◆ **EXERCISE PROMPT**: Render the material again word for word, skipping the pictures in it.
"""
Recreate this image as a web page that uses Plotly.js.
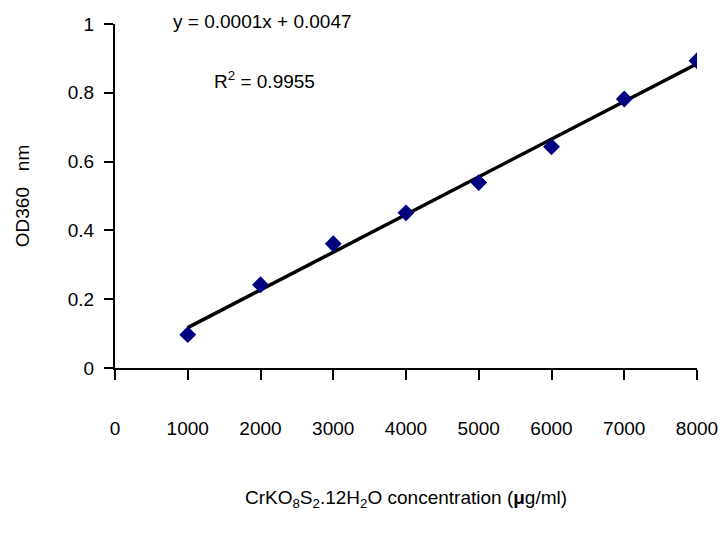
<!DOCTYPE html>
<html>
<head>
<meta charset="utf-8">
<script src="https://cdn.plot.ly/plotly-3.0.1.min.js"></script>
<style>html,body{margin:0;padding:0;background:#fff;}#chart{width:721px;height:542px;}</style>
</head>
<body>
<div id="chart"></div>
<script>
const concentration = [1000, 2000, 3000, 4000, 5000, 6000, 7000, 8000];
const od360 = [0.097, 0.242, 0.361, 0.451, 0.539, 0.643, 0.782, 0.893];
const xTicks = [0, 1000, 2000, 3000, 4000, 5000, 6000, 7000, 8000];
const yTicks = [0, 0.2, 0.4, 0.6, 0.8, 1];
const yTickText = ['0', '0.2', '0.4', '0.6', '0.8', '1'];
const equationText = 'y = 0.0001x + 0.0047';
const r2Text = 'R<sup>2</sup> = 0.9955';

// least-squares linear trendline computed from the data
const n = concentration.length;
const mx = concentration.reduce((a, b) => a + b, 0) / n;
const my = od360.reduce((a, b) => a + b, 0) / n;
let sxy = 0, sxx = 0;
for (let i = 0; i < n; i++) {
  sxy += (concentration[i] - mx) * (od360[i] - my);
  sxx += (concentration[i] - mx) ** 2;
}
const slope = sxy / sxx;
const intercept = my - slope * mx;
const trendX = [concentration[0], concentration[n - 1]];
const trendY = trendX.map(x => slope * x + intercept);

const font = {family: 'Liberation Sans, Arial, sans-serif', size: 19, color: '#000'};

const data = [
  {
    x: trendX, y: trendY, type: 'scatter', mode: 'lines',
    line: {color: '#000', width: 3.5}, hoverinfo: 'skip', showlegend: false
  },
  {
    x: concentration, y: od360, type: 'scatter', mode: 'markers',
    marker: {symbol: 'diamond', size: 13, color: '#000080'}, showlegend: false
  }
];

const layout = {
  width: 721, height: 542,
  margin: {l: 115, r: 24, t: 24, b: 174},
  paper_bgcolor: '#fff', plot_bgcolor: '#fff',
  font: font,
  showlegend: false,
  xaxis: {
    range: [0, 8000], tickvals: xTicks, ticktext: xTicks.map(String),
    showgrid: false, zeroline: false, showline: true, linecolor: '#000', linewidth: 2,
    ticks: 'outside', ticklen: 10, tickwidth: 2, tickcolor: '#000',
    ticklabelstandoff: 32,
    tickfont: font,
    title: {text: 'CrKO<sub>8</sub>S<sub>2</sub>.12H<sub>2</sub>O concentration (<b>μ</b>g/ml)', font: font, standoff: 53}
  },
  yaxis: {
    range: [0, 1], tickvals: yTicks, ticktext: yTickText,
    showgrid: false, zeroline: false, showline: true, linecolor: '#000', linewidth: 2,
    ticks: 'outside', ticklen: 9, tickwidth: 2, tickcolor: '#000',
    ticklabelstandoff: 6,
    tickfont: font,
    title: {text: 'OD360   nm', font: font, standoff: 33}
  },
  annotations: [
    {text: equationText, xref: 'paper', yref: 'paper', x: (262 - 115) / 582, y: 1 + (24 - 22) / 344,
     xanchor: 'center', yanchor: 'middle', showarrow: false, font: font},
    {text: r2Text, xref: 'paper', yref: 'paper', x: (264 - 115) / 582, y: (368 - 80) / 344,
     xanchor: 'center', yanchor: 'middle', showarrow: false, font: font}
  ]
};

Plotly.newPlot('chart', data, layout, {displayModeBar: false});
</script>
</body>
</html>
"""
◆ **COMPLETE OUTPUT**:
Recreate this image as a web page that uses Plotly.js.
<!DOCTYPE html>
<html>
<head>
<meta charset="utf-8">
<script src="https://cdn.plot.ly/plotly-3.0.1.min.js"></script>
<style>html,body{margin:0;padding:0;background:#fff;}#chart{width:721px;height:542px;}</style>
</head>
<body>
<div id="chart"></div>
<script>
const concentration = [1000, 2000, 3000, 4000, 5000, 6000, 7000, 8000];
const od360 = [0.097, 0.242, 0.361, 0.451, 0.539, 0.643, 0.782, 0.893];
const xTicks = [0, 1000, 2000, 3000, 4000, 5000, 6000, 7000, 8000];
const yTicks = [0, 0.2, 0.4, 0.6, 0.8, 1];
const yTickText = ['0', '0.2', '0.4', '0.6', '0.8', '1'];
const equationText = 'y = 0.0001x + 0.0047';
const r2Text = 'R<sup>2</sup> = 0.9955';

// least-squares linear trendline computed from the data
const n = concentration.length;
const mx = concentration.reduce((a, b) => a + b, 0) / n;
const my = od360.reduce((a, b) => a + b, 0) / n;
let sxy = 0, sxx = 0;
for (let i = 0; i < n; i++) {
  sxy += (concentration[i] - mx) * (od360[i] - my);
  sxx += (concentration[i] - mx) ** 2;
}
const slope = sxy / sxx;
const intercept = my - slope * mx;
const trendX = [concentration[0], concentration[n - 1]];
const trendY = trendX.map(x => slope * x + intercept);

const font = {family: 'Liberation Sans, Arial, sans-serif', size: 19, color: '#000'};

const data = [
  {
    x: trendX, y: trendY, type: 'scatter', mode: 'lines',
    line: {color: '#000', width: 3.5}, hoverinfo: 'skip', showlegend: false
  },
  {
    x: concentration, y: od360, type: 'scatter', mode: 'markers',
    marker: {symbol: 'diamond', size: 13, color: '#000080'}, showlegend: false
  }
];

const layout = {
  width: 721, height: 542,
  margin: {l: 115, r: 24, t: 24, b: 174},
  paper_bgcolor: '#fff', plot_bgcolor: '#fff',
  font: font,
  showlegend: false,
  xaxis: {
    range: [0, 8000], tickvals: xTicks, ticktext: xTicks.map(String),
    showgrid: false, zeroline: false, showline: true, linecolor: '#000', linewidth: 2,
    ticks: 'outside', ticklen: 10, tickwidth: 2, tickcolor: '#000',
    ticklabelstandoff: 32,
    tickfont: font,
    title: {text: 'CrKO<sub>8</sub>S<sub>2</sub>.12H<sub>2</sub>O concentration (<b>μ</b>g/ml)', font: font, standoff: 53}
  },
  yaxis: {
    range: [0, 1], tickvals: yTicks, ticktext: yTickText,
    showgrid: false, zeroline: false, showline: true, linecolor: '#000', linewidth: 2,
    ticks: 'outside', ticklen: 9, tickwidth: 2, tickcolor: '#000',
    ticklabelstandoff: 6,
    tickfont: font,
    title: {text: 'OD360   nm', font: font, standoff: 33}
  },
  annotations: [
    {text: equationText, xref: 'paper', yref: 'paper', x: (262 - 115) / 582, y: 1 + (24 - 22) / 344,
     xanchor: 'center', yanchor: 'middle', showarrow: false, font: font},
    {text: r2Text, xref: 'paper', yref: 'paper', x: (264 - 115) / 582, y: (368 - 80) / 344,
     xanchor: 'center', yanchor: 'middle', showarrow: false, font: font}
  ]
};

Plotly.newPlot('chart', data, layout, {displayModeBar: false});
</script>
</body>
</html>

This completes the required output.